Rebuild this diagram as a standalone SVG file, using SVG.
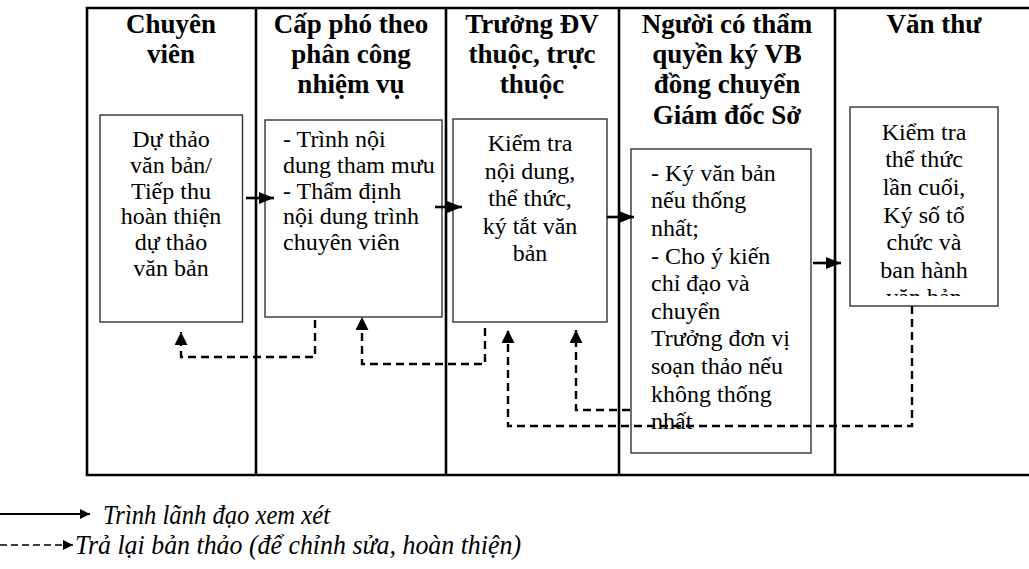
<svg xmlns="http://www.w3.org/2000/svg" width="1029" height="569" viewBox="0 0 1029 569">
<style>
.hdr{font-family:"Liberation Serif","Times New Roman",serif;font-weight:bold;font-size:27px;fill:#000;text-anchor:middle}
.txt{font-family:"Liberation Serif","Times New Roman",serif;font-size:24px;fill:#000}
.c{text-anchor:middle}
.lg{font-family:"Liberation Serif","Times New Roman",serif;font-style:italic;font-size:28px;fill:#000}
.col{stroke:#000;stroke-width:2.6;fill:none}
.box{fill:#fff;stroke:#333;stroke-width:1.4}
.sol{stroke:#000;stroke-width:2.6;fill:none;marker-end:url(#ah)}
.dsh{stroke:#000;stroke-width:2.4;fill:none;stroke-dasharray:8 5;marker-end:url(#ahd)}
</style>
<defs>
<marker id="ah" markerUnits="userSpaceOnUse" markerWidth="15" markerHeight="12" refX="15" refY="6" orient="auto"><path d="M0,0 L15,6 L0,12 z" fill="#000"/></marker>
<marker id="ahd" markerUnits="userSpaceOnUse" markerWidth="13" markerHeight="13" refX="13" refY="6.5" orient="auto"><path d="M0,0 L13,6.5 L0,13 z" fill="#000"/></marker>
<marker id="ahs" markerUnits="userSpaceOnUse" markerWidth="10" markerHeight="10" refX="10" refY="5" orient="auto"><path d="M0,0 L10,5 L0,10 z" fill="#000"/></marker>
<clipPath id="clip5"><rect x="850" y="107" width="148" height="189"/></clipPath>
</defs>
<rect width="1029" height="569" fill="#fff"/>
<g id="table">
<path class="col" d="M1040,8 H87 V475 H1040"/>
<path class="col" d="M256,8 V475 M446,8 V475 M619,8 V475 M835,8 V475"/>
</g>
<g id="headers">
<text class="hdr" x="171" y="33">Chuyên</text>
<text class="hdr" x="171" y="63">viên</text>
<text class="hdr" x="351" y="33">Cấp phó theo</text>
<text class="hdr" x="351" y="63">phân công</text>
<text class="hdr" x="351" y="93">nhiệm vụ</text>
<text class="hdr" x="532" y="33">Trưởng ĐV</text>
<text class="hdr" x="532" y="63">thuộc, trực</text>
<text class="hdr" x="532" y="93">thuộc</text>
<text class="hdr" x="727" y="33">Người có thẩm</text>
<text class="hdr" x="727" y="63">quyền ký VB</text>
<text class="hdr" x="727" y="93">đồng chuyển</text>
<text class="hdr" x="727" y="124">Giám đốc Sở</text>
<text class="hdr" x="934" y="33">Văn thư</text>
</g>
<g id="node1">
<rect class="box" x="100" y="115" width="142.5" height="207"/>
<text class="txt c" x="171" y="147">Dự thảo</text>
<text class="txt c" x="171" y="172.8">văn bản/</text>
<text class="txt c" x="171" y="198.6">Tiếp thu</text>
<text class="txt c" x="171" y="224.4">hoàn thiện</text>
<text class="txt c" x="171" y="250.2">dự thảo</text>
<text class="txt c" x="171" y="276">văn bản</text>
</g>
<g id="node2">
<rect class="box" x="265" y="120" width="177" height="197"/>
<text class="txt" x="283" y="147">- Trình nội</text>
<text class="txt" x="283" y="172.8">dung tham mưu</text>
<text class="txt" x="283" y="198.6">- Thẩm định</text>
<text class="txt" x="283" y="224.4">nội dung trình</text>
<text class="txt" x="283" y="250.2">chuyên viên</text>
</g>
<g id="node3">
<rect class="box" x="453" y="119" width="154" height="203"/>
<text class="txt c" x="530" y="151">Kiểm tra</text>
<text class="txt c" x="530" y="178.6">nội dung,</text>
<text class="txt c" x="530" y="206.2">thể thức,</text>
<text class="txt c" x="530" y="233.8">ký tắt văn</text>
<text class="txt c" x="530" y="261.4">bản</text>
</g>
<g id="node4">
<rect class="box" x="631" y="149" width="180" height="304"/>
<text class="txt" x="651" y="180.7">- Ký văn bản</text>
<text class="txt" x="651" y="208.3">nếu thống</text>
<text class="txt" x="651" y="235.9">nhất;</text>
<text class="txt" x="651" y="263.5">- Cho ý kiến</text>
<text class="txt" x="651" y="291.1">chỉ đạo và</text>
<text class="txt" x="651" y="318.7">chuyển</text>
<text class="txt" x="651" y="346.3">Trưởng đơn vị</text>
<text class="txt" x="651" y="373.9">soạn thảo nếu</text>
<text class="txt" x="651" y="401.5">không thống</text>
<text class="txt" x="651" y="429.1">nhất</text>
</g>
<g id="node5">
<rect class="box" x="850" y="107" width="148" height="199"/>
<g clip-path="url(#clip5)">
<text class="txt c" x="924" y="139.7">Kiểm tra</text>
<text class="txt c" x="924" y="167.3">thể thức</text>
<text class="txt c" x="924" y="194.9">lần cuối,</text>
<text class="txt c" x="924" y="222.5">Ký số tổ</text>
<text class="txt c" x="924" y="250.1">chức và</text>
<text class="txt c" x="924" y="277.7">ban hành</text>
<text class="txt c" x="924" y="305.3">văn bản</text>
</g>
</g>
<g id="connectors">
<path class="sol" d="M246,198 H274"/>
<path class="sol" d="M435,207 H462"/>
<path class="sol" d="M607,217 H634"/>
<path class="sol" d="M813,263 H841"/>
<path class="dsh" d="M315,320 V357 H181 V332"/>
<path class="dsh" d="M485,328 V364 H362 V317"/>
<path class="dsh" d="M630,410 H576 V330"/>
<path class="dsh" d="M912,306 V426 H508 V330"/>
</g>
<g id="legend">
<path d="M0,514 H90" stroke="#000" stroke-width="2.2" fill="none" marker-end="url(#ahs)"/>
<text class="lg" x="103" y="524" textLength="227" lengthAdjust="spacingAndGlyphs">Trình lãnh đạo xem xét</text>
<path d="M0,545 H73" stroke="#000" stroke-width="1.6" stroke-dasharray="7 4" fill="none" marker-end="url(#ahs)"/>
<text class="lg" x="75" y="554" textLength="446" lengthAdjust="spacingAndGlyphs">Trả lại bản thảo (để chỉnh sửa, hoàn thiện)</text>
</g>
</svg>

*Exercise brief*
Quote the data above in full and without alteration; skip the pictures.

*Response to this task*
Rebuild this diagram as a standalone SVG file, using SVG.
<svg xmlns="http://www.w3.org/2000/svg" width="1029" height="569" viewBox="0 0 1029 569">
<style>
.hdr{font-family:"Liberation Serif","Times New Roman",serif;font-weight:bold;font-size:27px;fill:#000;text-anchor:middle}
.txt{font-family:"Liberation Serif","Times New Roman",serif;font-size:24px;fill:#000}
.c{text-anchor:middle}
.lg{font-family:"Liberation Serif","Times New Roman",serif;font-style:italic;font-size:28px;fill:#000}
.col{stroke:#000;stroke-width:2.6;fill:none}
.box{fill:#fff;stroke:#333;stroke-width:1.4}
.sol{stroke:#000;stroke-width:2.6;fill:none;marker-end:url(#ah)}
.dsh{stroke:#000;stroke-width:2.4;fill:none;stroke-dasharray:8 5;marker-end:url(#ahd)}
</style>
<defs>
<marker id="ah" markerUnits="userSpaceOnUse" markerWidth="15" markerHeight="12" refX="15" refY="6" orient="auto"><path d="M0,0 L15,6 L0,12 z" fill="#000"/></marker>
<marker id="ahd" markerUnits="userSpaceOnUse" markerWidth="13" markerHeight="13" refX="13" refY="6.5" orient="auto"><path d="M0,0 L13,6.5 L0,13 z" fill="#000"/></marker>
<marker id="ahs" markerUnits="userSpaceOnUse" markerWidth="10" markerHeight="10" refX="10" refY="5" orient="auto"><path d="M0,0 L10,5 L0,10 z" fill="#000"/></marker>
<clipPath id="clip5"><rect x="850" y="107" width="148" height="189"/></clipPath>
</defs>
<rect width="1029" height="569" fill="#fff"/>
<g id="table">
<path class="col" d="M1040,8 H87 V475 H1040"/>
<path class="col" d="M256,8 V475 M446,8 V475 M619,8 V475 M835,8 V475"/>
</g>
<g id="headers">
<text class="hdr" x="171" y="33">Chuyên</text>
<text class="hdr" x="171" y="63">viên</text>
<text class="hdr" x="351" y="33">Cấp phó theo</text>
<text class="hdr" x="351" y="63">phân công</text>
<text class="hdr" x="351" y="93">nhiệm vụ</text>
<text class="hdr" x="532" y="33">Trưởng ĐV</text>
<text class="hdr" x="532" y="63">thuộc, trực</text>
<text class="hdr" x="532" y="93">thuộc</text>
<text class="hdr" x="727" y="33">Người có thẩm</text>
<text class="hdr" x="727" y="63">quyền ký VB</text>
<text class="hdr" x="727" y="93">đồng chuyển</text>
<text class="hdr" x="727" y="124">Giám đốc Sở</text>
<text class="hdr" x="934" y="33">Văn thư</text>
</g>
<g id="node1">
<rect class="box" x="100" y="115" width="142.5" height="207"/>
<text class="txt c" x="171" y="147">Dự thảo</text>
<text class="txt c" x="171" y="172.8">văn bản/</text>
<text class="txt c" x="171" y="198.6">Tiếp thu</text>
<text class="txt c" x="171" y="224.4">hoàn thiện</text>
<text class="txt c" x="171" y="250.2">dự thảo</text>
<text class="txt c" x="171" y="276">văn bản</text>
</g>
<g id="node2">
<rect class="box" x="265" y="120" width="177" height="197"/>
<text class="txt" x="283" y="147">- Trình nội</text>
<text class="txt" x="283" y="172.8">dung tham mưu</text>
<text class="txt" x="283" y="198.6">- Thẩm định</text>
<text class="txt" x="283" y="224.4">nội dung trình</text>
<text class="txt" x="283" y="250.2">chuyên viên</text>
</g>
<g id="node3">
<rect class="box" x="453" y="119" width="154" height="203"/>
<text class="txt c" x="530" y="151">Kiểm tra</text>
<text class="txt c" x="530" y="178.6">nội dung,</text>
<text class="txt c" x="530" y="206.2">thể thức,</text>
<text class="txt c" x="530" y="233.8">ký tắt văn</text>
<text class="txt c" x="530" y="261.4">bản</text>
</g>
<g id="node4">
<rect class="box" x="631" y="149" width="180" height="304"/>
<text class="txt" x="651" y="180.7">- Ký văn bản</text>
<text class="txt" x="651" y="208.3">nếu thống</text>
<text class="txt" x="651" y="235.9">nhất;</text>
<text class="txt" x="651" y="263.5">- Cho ý kiến</text>
<text class="txt" x="651" y="291.1">chỉ đạo và</text>
<text class="txt" x="651" y="318.7">chuyển</text>
<text class="txt" x="651" y="346.3">Trưởng đơn vị</text>
<text class="txt" x="651" y="373.9">soạn thảo nếu</text>
<text class="txt" x="651" y="401.5">không thống</text>
<text class="txt" x="651" y="429.1">nhất</text>
</g>
<g id="node5">
<rect class="box" x="850" y="107" width="148" height="199"/>
<g clip-path="url(#clip5)">
<text class="txt c" x="924" y="139.7">Kiểm tra</text>
<text class="txt c" x="924" y="167.3">thể thức</text>
<text class="txt c" x="924" y="194.9">lần cuối,</text>
<text class="txt c" x="924" y="222.5">Ký số tổ</text>
<text class="txt c" x="924" y="250.1">chức và</text>
<text class="txt c" x="924" y="277.7">ban hành</text>
<text class="txt c" x="924" y="305.3">văn bản</text>
</g>
</g>
<g id="connectors">
<path class="sol" d="M246,198 H274"/>
<path class="sol" d="M435,207 H462"/>
<path class="sol" d="M607,217 H634"/>
<path class="sol" d="M813,263 H841"/>
<path class="dsh" d="M315,320 V357 H181 V332"/>
<path class="dsh" d="M485,328 V364 H362 V317"/>
<path class="dsh" d="M630,410 H576 V330"/>
<path class="dsh" d="M912,306 V426 H508 V330"/>
</g>
<g id="legend">
<path d="M0,514 H90" stroke="#000" stroke-width="2.2" fill="none" marker-end="url(#ahs)"/>
<text class="lg" x="103" y="524" textLength="227" lengthAdjust="spacingAndGlyphs">Trình lãnh đạo xem xét</text>
<path d="M0,545 H73" stroke="#000" stroke-width="1.6" stroke-dasharray="7 4" fill="none" marker-end="url(#ahs)"/>
<text class="lg" x="75" y="554" textLength="446" lengthAdjust="spacingAndGlyphs">Trả lại bản thảo (để chỉnh sửa, hoàn thiện)</text>
</g>
</svg>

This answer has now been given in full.